ENTRIES PROVIDED

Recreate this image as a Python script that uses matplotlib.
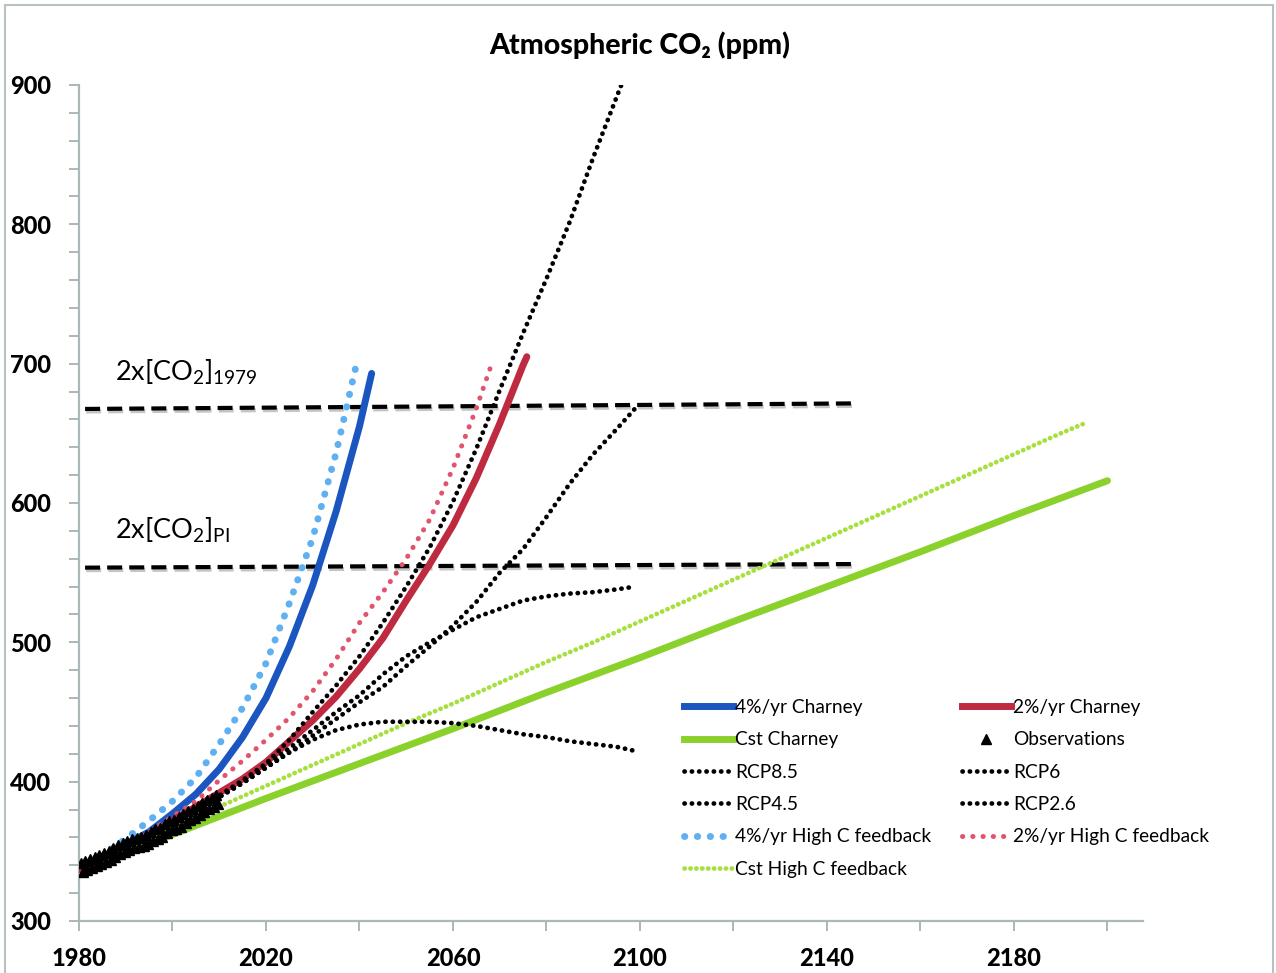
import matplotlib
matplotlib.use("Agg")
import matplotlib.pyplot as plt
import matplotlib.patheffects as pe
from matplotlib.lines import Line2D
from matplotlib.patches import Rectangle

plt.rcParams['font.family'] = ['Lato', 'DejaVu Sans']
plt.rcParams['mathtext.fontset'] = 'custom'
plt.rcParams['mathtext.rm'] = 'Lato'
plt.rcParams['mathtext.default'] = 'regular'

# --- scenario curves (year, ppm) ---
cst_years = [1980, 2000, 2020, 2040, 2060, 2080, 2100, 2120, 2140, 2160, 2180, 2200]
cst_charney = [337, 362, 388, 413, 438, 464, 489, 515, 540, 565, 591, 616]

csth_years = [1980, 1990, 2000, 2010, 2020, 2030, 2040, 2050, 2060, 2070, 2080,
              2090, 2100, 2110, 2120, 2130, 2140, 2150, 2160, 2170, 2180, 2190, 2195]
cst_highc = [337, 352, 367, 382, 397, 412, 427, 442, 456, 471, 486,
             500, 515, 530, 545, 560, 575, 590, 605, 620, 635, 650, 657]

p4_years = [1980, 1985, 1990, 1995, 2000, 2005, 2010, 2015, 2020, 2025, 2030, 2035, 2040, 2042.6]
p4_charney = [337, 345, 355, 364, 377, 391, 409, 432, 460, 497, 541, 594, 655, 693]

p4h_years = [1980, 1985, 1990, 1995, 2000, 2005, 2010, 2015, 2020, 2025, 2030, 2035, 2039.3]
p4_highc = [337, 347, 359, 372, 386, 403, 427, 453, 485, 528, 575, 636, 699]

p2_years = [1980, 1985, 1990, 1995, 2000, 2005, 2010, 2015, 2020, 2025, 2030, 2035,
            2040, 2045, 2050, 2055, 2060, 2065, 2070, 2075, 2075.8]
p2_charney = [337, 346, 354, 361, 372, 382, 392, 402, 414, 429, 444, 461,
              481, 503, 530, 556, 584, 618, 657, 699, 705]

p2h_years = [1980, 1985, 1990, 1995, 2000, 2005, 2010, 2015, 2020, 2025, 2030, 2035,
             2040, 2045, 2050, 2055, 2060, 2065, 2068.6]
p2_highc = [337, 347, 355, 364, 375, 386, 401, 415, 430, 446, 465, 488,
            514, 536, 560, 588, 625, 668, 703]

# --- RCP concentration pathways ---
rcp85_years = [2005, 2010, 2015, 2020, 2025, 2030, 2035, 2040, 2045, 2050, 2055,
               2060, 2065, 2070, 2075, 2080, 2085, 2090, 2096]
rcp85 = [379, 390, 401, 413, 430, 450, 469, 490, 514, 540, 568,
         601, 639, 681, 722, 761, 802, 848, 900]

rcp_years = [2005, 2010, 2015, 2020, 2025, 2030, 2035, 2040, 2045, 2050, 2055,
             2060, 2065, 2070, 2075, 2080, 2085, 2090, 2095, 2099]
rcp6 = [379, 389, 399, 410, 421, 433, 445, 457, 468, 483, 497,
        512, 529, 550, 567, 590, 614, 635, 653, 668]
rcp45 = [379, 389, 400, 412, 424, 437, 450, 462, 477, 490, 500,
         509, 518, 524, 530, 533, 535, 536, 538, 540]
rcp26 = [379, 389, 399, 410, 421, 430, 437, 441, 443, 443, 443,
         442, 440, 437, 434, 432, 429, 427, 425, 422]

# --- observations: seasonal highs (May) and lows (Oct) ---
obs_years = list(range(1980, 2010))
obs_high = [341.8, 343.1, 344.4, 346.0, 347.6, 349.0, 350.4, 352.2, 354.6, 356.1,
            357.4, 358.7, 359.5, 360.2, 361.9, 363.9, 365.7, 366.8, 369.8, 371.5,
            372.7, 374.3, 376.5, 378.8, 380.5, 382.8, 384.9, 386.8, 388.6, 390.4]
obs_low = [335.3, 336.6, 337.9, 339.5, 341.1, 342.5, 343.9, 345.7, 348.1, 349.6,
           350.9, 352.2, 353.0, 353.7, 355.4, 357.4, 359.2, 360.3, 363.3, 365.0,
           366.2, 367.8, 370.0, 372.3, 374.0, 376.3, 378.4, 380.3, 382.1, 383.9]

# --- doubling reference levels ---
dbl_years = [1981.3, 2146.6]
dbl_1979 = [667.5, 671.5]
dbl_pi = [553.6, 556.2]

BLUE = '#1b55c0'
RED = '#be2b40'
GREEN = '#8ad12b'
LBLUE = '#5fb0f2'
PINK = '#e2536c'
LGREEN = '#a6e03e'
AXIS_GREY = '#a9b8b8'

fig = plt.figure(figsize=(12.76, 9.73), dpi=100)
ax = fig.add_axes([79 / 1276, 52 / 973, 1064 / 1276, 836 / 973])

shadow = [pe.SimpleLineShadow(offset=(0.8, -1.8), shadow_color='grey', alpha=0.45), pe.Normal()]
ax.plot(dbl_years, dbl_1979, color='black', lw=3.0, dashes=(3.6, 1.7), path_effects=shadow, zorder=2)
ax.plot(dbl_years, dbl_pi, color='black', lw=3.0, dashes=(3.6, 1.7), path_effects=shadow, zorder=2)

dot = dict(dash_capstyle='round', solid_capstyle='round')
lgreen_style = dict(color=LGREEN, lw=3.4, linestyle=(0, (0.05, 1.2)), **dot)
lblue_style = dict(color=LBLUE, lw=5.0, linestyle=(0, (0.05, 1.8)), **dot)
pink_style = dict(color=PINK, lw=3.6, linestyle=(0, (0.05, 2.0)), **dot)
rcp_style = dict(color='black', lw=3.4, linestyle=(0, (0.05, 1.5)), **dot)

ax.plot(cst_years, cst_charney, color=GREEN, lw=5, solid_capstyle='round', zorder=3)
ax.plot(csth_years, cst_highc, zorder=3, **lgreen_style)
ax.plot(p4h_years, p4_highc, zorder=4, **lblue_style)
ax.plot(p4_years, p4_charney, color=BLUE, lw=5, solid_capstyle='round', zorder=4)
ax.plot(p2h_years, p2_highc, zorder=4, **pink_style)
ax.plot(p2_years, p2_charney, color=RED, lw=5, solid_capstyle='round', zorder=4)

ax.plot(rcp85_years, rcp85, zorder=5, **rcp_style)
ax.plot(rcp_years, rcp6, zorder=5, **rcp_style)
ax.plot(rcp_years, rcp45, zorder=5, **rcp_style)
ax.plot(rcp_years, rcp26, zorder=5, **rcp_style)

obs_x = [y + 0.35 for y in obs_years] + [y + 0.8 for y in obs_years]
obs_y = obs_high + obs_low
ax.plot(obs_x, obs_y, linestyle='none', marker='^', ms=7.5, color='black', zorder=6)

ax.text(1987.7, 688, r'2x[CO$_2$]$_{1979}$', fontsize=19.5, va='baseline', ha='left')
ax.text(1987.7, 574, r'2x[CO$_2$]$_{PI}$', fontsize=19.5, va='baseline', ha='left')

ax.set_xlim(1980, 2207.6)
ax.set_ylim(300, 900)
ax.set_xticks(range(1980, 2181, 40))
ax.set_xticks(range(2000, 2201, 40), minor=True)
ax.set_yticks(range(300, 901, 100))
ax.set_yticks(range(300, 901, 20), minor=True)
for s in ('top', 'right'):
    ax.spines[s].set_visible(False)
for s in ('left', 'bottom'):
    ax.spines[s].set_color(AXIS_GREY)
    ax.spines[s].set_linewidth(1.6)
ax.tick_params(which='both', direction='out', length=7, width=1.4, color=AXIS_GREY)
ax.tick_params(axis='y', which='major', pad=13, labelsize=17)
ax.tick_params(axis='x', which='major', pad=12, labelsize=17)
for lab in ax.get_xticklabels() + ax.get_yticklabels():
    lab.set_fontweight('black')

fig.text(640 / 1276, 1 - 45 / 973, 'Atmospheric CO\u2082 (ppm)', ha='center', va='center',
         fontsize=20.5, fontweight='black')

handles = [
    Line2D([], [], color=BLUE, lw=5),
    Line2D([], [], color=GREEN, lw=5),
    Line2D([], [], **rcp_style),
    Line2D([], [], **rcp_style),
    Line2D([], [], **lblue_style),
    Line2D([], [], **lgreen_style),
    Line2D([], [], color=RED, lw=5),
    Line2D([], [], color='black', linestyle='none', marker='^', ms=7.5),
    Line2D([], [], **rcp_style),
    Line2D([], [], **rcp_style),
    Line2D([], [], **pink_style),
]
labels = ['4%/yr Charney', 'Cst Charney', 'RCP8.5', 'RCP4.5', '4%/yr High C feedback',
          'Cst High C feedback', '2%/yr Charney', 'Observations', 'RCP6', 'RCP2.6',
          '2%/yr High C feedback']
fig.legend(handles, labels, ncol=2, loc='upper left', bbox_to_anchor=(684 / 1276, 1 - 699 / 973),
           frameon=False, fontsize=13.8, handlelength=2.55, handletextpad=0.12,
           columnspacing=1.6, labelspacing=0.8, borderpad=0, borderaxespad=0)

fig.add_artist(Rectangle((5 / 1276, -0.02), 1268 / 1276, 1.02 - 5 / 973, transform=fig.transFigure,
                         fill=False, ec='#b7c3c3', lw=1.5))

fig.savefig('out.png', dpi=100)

* * *

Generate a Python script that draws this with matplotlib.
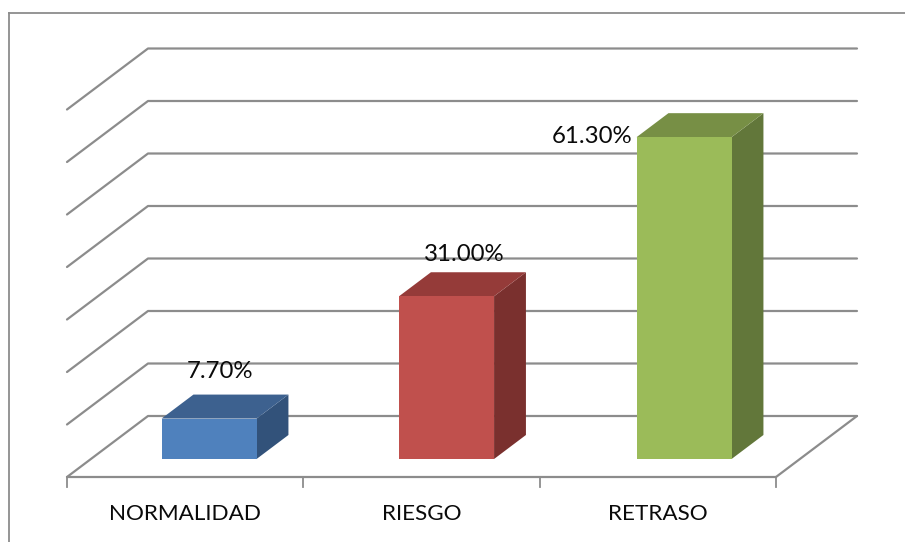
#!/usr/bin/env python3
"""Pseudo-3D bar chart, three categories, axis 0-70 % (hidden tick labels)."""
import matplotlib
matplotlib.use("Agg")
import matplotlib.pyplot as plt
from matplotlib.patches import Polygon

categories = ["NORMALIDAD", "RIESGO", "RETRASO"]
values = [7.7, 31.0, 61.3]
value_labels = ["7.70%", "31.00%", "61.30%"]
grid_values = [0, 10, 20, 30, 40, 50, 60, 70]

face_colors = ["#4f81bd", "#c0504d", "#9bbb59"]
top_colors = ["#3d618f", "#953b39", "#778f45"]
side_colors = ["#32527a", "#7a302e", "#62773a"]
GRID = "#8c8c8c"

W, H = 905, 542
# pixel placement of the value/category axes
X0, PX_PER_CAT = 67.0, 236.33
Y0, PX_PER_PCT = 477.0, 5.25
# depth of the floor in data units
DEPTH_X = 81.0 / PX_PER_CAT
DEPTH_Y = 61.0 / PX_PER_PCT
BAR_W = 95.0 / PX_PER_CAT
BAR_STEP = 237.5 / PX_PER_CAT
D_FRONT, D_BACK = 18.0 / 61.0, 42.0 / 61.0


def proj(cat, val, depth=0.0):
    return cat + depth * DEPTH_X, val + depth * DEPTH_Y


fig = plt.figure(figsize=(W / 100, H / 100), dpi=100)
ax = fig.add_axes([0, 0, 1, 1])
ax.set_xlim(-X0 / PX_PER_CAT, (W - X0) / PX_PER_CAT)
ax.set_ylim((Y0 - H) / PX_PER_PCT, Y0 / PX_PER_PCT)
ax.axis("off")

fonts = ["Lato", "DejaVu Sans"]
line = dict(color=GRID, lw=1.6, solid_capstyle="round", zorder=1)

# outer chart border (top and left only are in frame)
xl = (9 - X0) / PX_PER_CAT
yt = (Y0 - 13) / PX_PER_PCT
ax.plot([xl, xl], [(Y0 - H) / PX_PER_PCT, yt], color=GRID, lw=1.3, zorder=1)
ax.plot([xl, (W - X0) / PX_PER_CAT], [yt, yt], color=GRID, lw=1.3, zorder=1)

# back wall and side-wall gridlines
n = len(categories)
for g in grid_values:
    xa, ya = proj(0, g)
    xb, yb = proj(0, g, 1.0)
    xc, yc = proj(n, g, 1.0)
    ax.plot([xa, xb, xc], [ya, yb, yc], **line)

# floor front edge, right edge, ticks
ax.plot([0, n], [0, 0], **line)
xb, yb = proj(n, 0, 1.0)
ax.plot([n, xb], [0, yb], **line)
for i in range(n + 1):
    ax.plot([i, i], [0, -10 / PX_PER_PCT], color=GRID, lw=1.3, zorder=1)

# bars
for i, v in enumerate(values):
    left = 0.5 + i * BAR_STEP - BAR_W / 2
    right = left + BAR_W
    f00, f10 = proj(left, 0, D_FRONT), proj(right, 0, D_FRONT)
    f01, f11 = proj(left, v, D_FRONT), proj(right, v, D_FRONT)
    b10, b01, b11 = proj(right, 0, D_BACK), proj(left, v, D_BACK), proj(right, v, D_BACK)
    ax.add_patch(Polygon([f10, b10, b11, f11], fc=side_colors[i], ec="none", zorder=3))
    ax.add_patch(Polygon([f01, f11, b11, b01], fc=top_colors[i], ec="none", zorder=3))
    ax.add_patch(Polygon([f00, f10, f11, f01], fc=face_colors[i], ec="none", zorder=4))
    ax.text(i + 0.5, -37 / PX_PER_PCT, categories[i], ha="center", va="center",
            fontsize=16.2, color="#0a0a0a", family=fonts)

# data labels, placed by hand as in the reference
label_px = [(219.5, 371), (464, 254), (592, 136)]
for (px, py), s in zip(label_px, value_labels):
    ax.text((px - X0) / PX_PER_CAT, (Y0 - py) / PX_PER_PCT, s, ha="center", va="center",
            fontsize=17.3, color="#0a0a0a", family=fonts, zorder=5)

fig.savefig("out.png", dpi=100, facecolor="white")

PROBLEM DESCRIPTION
Repeat the lines above exactly, beginning with the one containing "Recreate this image" and finishing with the one containing "from matplotlib.patches import Rectangle". No pictures belong in the copy.

PROBLEM SOLUTION
Recreate this image as a Python script that uses matplotlib.
import matplotlib
matplotlib.use("Agg")
import matplotlib.pyplot as plt
import matplotlib.patheffects as pe
from matplotlib.lines import Line2D
from matplotlib.patches import Rectangle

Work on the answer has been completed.